Return the lines below exactly, from the first line to the line that contains "from bokeh.core.properties import value". Leave out pictures.
[START DATA EXCERPT]
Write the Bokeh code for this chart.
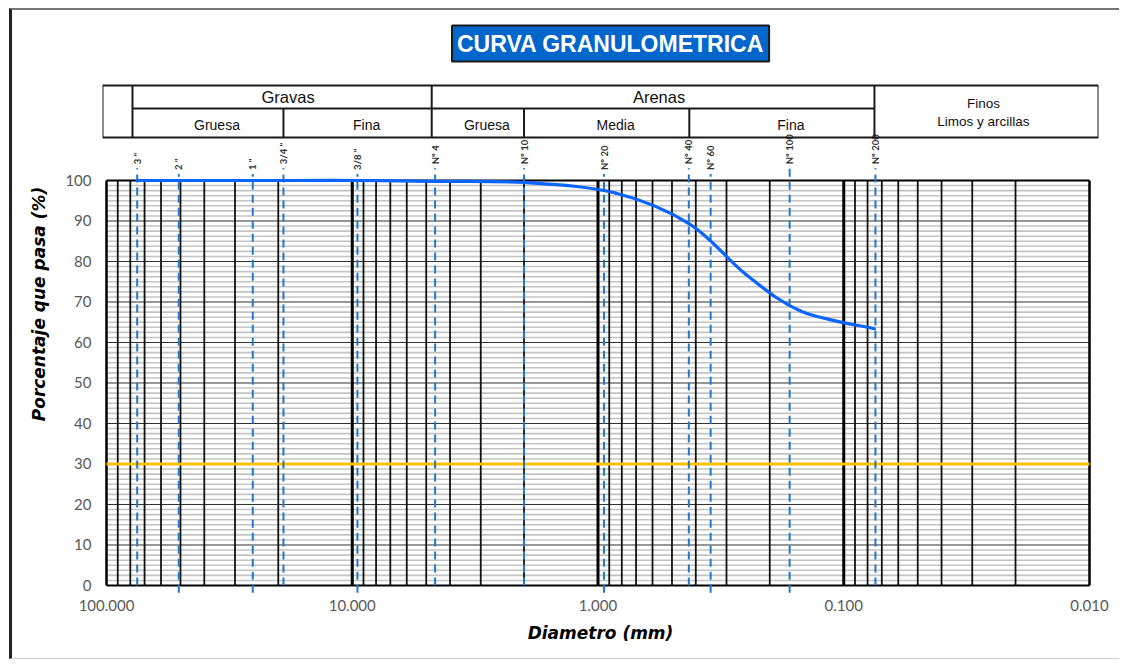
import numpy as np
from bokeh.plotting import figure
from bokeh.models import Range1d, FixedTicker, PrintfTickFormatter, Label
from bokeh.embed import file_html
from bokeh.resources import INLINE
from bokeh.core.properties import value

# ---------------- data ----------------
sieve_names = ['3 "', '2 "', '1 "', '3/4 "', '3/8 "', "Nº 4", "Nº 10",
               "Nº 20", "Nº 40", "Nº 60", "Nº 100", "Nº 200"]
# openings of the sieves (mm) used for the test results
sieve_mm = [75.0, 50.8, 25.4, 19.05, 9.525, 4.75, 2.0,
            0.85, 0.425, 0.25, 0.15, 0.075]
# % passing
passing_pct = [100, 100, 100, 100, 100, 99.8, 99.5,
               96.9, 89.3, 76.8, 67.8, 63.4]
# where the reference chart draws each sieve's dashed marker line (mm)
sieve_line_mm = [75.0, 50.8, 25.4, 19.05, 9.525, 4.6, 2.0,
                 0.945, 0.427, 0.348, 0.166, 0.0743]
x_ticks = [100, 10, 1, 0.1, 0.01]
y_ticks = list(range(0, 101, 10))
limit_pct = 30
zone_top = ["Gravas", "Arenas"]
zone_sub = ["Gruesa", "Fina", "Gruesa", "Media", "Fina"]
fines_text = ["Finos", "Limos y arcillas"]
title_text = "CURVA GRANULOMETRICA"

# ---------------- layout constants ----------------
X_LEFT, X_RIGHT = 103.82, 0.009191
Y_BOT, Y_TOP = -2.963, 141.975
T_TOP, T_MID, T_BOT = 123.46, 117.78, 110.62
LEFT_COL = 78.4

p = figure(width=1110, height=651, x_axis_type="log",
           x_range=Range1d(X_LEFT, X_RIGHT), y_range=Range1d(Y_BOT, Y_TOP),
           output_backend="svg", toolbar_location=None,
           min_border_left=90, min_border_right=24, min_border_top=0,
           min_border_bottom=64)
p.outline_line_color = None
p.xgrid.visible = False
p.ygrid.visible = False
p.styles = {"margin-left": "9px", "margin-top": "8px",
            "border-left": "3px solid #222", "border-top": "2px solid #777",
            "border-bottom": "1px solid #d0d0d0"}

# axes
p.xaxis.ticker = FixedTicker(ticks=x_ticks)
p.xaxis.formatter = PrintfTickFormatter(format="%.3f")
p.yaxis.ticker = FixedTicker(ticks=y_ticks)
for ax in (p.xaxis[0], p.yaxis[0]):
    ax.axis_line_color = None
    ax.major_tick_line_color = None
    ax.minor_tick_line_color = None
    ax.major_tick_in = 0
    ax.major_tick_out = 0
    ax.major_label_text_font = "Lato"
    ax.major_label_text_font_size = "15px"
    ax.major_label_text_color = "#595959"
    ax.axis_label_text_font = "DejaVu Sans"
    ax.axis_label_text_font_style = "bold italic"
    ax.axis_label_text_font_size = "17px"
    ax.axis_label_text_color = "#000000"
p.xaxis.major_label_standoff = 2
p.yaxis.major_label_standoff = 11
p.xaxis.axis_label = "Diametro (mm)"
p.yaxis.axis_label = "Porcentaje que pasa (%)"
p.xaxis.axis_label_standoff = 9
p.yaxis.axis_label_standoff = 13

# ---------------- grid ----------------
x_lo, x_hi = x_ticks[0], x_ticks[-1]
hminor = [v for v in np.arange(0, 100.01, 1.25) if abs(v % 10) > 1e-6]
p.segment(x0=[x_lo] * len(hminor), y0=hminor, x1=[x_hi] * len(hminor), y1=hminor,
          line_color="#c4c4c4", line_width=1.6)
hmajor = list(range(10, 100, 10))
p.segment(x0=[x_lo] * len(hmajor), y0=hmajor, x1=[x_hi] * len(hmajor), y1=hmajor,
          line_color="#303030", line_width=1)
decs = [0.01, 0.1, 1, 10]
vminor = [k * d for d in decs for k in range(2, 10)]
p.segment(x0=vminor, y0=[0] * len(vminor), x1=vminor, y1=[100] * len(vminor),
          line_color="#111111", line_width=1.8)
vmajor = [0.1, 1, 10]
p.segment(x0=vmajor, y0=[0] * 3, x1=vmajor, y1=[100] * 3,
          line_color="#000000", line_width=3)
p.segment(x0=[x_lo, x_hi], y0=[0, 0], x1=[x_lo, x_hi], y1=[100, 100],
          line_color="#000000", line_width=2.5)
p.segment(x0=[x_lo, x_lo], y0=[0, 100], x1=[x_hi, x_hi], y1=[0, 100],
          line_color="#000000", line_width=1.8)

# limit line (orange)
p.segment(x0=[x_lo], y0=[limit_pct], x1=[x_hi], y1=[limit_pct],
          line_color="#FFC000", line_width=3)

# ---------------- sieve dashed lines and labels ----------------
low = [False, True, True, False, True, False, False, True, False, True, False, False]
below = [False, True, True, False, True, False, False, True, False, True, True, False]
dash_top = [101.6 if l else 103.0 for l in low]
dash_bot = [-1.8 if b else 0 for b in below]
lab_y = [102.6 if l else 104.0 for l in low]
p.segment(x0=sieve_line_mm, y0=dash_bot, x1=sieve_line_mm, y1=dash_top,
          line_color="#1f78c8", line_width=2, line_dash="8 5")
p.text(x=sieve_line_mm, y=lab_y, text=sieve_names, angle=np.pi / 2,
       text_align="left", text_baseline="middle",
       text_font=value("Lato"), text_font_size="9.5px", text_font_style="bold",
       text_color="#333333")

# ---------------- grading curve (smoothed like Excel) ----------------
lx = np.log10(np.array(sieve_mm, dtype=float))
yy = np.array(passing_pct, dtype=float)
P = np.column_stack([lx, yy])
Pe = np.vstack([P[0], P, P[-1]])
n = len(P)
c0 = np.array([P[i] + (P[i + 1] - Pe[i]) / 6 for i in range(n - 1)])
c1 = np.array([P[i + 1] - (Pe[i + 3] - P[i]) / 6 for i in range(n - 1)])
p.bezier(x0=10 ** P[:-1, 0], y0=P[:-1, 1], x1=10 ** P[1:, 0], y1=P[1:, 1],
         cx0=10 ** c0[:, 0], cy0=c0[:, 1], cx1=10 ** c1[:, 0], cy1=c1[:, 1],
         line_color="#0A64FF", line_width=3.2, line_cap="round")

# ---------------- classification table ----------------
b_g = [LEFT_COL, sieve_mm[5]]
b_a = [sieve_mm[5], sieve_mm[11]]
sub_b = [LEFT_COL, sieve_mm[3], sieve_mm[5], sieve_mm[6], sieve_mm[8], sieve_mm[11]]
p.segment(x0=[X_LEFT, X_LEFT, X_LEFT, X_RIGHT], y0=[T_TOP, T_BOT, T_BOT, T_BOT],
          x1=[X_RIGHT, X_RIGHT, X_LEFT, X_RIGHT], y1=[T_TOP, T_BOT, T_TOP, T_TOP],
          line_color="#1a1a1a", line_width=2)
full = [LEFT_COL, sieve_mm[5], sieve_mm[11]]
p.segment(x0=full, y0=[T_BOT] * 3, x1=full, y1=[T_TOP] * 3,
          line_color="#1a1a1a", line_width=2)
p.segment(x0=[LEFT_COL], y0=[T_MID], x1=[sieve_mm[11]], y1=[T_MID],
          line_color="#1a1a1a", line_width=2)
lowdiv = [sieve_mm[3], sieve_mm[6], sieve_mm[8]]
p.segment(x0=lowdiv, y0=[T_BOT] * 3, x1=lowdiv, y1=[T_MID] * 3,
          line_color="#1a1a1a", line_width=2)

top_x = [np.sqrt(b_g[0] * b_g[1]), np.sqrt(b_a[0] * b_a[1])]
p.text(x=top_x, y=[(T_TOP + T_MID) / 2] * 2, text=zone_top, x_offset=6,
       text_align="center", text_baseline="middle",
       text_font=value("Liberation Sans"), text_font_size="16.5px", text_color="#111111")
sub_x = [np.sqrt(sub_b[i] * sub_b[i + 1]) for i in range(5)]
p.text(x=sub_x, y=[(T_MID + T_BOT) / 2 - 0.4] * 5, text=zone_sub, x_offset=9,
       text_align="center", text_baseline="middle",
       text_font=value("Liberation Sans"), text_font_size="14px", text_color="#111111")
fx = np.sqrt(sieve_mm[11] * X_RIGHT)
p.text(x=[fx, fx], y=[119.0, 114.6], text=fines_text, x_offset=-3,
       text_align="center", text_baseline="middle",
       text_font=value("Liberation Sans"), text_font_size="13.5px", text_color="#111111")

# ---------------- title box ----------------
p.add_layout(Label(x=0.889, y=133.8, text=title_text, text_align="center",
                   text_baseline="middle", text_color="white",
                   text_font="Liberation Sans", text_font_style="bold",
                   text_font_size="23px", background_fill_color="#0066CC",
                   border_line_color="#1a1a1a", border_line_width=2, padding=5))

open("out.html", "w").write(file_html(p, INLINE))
[END DATA EXCERPT]
### EXERCISE OUTPUT
Write the Bokeh code for this chart.
import numpy as np
from bokeh.plotting import figure
from bokeh.models import Range1d, FixedTicker, PrintfTickFormatter, Label
from bokeh.embed import file_html
from bokeh.resources import INLINE
from bokeh.core.properties import value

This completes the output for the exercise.